Tools for Feature Engineering

There are several libraries in Python that can assist with feature engineering:

1. Pandas: Widely used for data manipulation and feature engineering. It provides powerful functions for transforming and aggregating features.

2. Scikit-learn: Contains built-in modules for scaling, encoding, and feature selection, as well as utility functions for feature creation like polynomial features.

3. Featuretools: An automated feature engineering library that excels at creating new features from raw data, particularly useful for relational datasets.

4. Category Encoders: A library specifically designed to handle categorical encoding techniques such as target encoding, frequency encoding, and one-hot encoding.


Why Feature Engineering is Essential for Success?

While many machine learning practitioners may spend time fine-tuning algorithms, the real gains often come from investing time in feature engineering. No matter how powerful an algorithm is, if the features don’t represent the data well, the model will struggle to make accurate predictions.
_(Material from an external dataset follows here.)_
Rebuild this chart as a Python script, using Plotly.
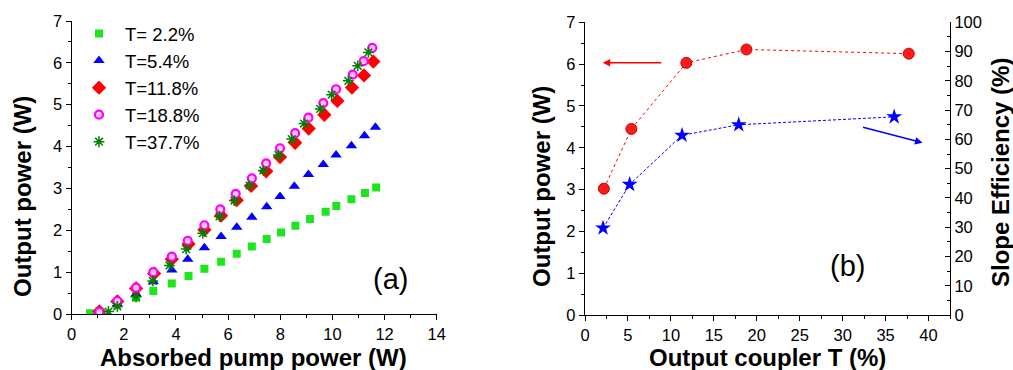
import plotly.graph_objects as go

W, H = 1013, 370

# ---------- Panel (a) data ----------
x_t22 = [0.70, 1.06, 1.75, 2.47, 3.13, 3.84, 4.48, 5.09, 5.73, 6.33, 6.91, 7.48, 8.03, 8.58, 9.14, 9.74, 10.15, 10.73, 11.25, 11.68]
y_t22 = [0.02, 0.07, 0.22, 0.39, 0.55, 0.73, 0.91, 1.08, 1.25, 1.44, 1.61, 1.79, 1.95, 2.11, 2.27, 2.44, 2.58, 2.74, 2.89, 3.02]

x_t54 = [1.06, 1.75, 2.47, 3.13, 3.84, 4.45, 5.09, 5.73, 6.33, 6.91, 7.48, 7.99, 8.54, 9.08, 9.65, 10.14, 10.73, 11.23, 11.65]
y_t54 = [0.06, 0.24, 0.48, 0.77, 1.05, 1.31, 1.58, 1.85, 2.07, 2.31, 2.56, 2.81, 3.05, 3.33, 3.57, 3.80, 4.02, 4.26, 4.46]

x_t118 = [1.06, 1.75, 2.47, 3.16, 3.84, 4.48, 5.09, 5.73, 6.33, 6.88, 7.46, 7.99, 8.57, 9.09, 9.69, 10.19, 10.75, 11.21, 11.57]
y_t118 = [0.06, 0.30, 0.61, 0.97, 1.31, 1.67, 2.01, 2.35, 2.72, 3.06, 3.41, 3.75, 4.09, 4.43, 4.76, 5.09, 5.41, 5.70, 6.03]

x_t188 = [1.06, 1.75, 2.47, 3.13, 3.84, 4.45, 5.09, 5.70, 6.29, 6.91, 7.46, 7.99, 8.57, 9.08, 9.65, 10.14, 10.78, 11.20, 11.53]
y_t188 = [0.05, 0.31, 0.63, 1.00, 1.37, 1.75, 2.12, 2.50, 2.87, 3.24, 3.60, 3.96, 4.32, 4.69, 5.04, 5.37, 5.72, 6.04, 6.36]

x_t377 = [1.41, 1.75, 2.47, 3.11, 3.75, 4.39, 5.03, 5.67, 6.24, 6.82, 7.35, 7.93, 8.44, 8.91, 9.53, 9.97, 10.61, 10.97, 11.38]
y_t377 = [0.06, 0.18, 0.41, 0.79, 1.16, 1.55, 1.93, 2.33, 2.71, 3.07, 3.43, 3.80, 4.18, 4.55, 4.90, 5.24, 5.57, 5.93, 6.25]

legend_names = ["T= 2.2%", "T=5.4%", "T=11.8%", "T=18.8%", "T=37.7%"]

# ---------- Panel (b) data ----------
T_power = [2.2, 5.4, 11.8, 18.8, 37.7]
max_power = [3.02, 4.45, 6.03, 6.35, 6.25]
T_slope = [2.1, 5.2, 11.3, 17.9, 36.0]
slope_eff = [29.7, 44.6, 61.4, 65.0, 67.7]

FONT = "Liberation Sans, Arial, sans-serif"

fig = go.Figure()

fig.add_trace(go.Scatter(x=x_t22, y=y_t22, mode="markers", name=legend_names[0],
                         marker=dict(symbol="square", size=8, color="#1ee61e"),
                         xaxis="x", yaxis="y"))
fig.add_trace(go.Scatter(x=x_t54, y=y_t54, mode="markers", name=legend_names[1],
                         marker=dict(symbol="triangle-up", size=10, color="#0000ff"),
                         xaxis="x", yaxis="y"))
fig.add_trace(go.Scatter(x=x_t118, y=y_t118, mode="markers", name=legend_names[2],
                         marker=dict(symbol="diamond", size=11, color="#ff0000"),
                         xaxis="x", yaxis="y"))
fig.add_trace(go.Scatter(x=x_t188, y=y_t188, mode="markers", name=legend_names[3],
                         marker=dict(symbol="circle", size=8, color="#ffc6ff",
                                     line=dict(color="#ff00ff", width=2.2)),
                         xaxis="x", yaxis="y"))
fig.add_trace(go.Scatter(x=x_t377, y=y_t377, mode="markers", name=legend_names[4],
                         marker=dict(symbol="asterisk-open", size=9, color="#008000",
                                     line=dict(color="#008000", width=1.5)),
                         xaxis="x", yaxis="y"))

fig.add_trace(go.Scatter(x=T_power, y=max_power, mode="lines+markers", showlegend=False,
                         line=dict(color="#ff0000", width=1, dash="dot"),
                         marker=dict(symbol="circle", size=11, color="#ff1a1a",
                                     line=dict(color="#cc0000", width=1)),
                         xaxis="x2", yaxis="y2"))
fig.add_trace(go.Scatter(x=T_slope, y=slope_eff, mode="lines+markers", showlegend=False,
                         line=dict(color="#0000ff", width=1, dash="3px,2px"),
                         marker=dict(symbol="star", size=12, color="#0000ff"),
                         xaxis="x2", yaxis="y3"))

TICKFONT = dict(family=FONT, size=16.5, color="black")
axis_common = dict(showline=True, linecolor="black", linewidth=1.3, showgrid=False,
                   zeroline=False, ticks="outside", ticklen=5, tickwidth=1.2,
                   tickcolor="black", tickfont=TICKFONT, automargin=False)

fig.update_layout(
    width=W, height=H,
    margin=dict(l=0, r=0, t=0, b=0, autoexpand=False),
    paper_bgcolor="white", plot_bgcolor="white",
    font=dict(family=FONT, color="black"),
    xaxis=dict(domain=[71.7 / W, 436.7 / W], range=[0, 14], dtick=2, anchor="y",
               minor=dict(dtick=1, ticks="outside", ticklen=3, tickcolor="black"),
               **axis_common),
    yaxis=dict(domain=[1 - 314 / H, 1 - 21 / H], range=[0, 7], dtick=1, anchor="x",
               minor=dict(dtick=0.5, ticks="outside", ticklen=3, tickcolor="black"),
               **axis_common),
    xaxis2=dict(domain=[585 / W, 950 / W], range=[0, 42.5], dtick=5, anchor="y2",
                minor=dict(dtick=2.5, ticks="outside", ticklen=3, tickcolor="black"),
                **axis_common),
    yaxis2=dict(domain=[1 - 315 / H, 1 - 22.3 / H], range=[0, 7], dtick=1, anchor="x2",
                minor=dict(dtick=0.5, ticks="outside", ticklen=3, tickcolor="black"),
                **axis_common),
    yaxis3=dict(domain=[1 - 315 / H, 1 - 22.3 / H], range=[0, 100], dtick=10,
                overlaying="y2", side="right", anchor="x2", automargin=False,
                showline=True, linecolor="black", linewidth=1.3, showgrid=False,
                zeroline=False, ticks="inside", ticklen=5, tickwidth=1.2, tickcolor="black",
                tickfont=TICKFONT,
                minor=dict(dtick=5, ticks="inside", ticklen=3, tickcolor="black")),
    legend=dict(x=73 / W, y=1 - 15 / H, xanchor="left", yanchor="top",
                font=dict(family=FONT, size=18.5, color="black"),
                bgcolor="rgba(0,0,0,0)", itemwidth=42, tracegroupgap=0),
)

def paper_text(text, px, py, size, angle=0, bold=True):
    f = dict(family=FONT, size=size, color="black")
    if bold:
        f["weight"] = "bold"
    fig.add_annotation(text=text, x=px / W, y=1 - py / H, xref="paper", yref="paper",
                       showarrow=False, textangle=angle, font=f,
                       xanchor="center", yanchor="middle")

paper_text("Absorbed pump power (W)", 253, 357.5, 24)
paper_text("Output power (W)", 22, 197, 24, angle=-90)
paper_text("Output coupler T (%)", 767, 357.5, 24)
paper_text("Output power (W)", 542, 187, 24, angle=-90)
paper_text("Slope Efficiency (%)", 1000, 173, 24, angle=-90)
paper_text("(a)", 390, 279, 29, bold=False)
paper_text("(b)", 847, 266, 29, bold=False)

# arrows in panel (b)
red_arrow = dict(head=(2.06, 6.035), tail=(9.05, 6.035))
blue_arrow = dict(head=(39.3, 4.12), tail=(32.2, 4.50))
for arr, col in ((red_arrow, "#ff0000"), (blue_arrow, "#0000ff")):
    fig.add_annotation(x=arr["head"][0], y=arr["head"][1], ax=arr["tail"][0], ay=arr["tail"][1],
                       xref="x2", yref="y2", axref="x2", ayref="y2", text="",
                       showarrow=True, arrowhead=2, arrowsize=1, arrowwidth=1.5, arrowcolor=col)

fig.write_html("out.html")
On the other hand, even a simple algorithm can outperform complex models when given high-quality features.

Mastering the art of feature engineering is a crucial skill for any data scientist or machine learning engineer. It involves understanding the data, selecting and transforming features, and creating new ones that unlock hidden patterns. With practice, creativity, and domain knowledge, you can elevate your models to the next level and make a significant impact in your projects.

As we continue our journey through machine learning, let’s not forget that feature engineering is not just about data manipulation—it's about creating a bridge between raw data and the model, ensuring that the model learns the most valuable insights hidden within.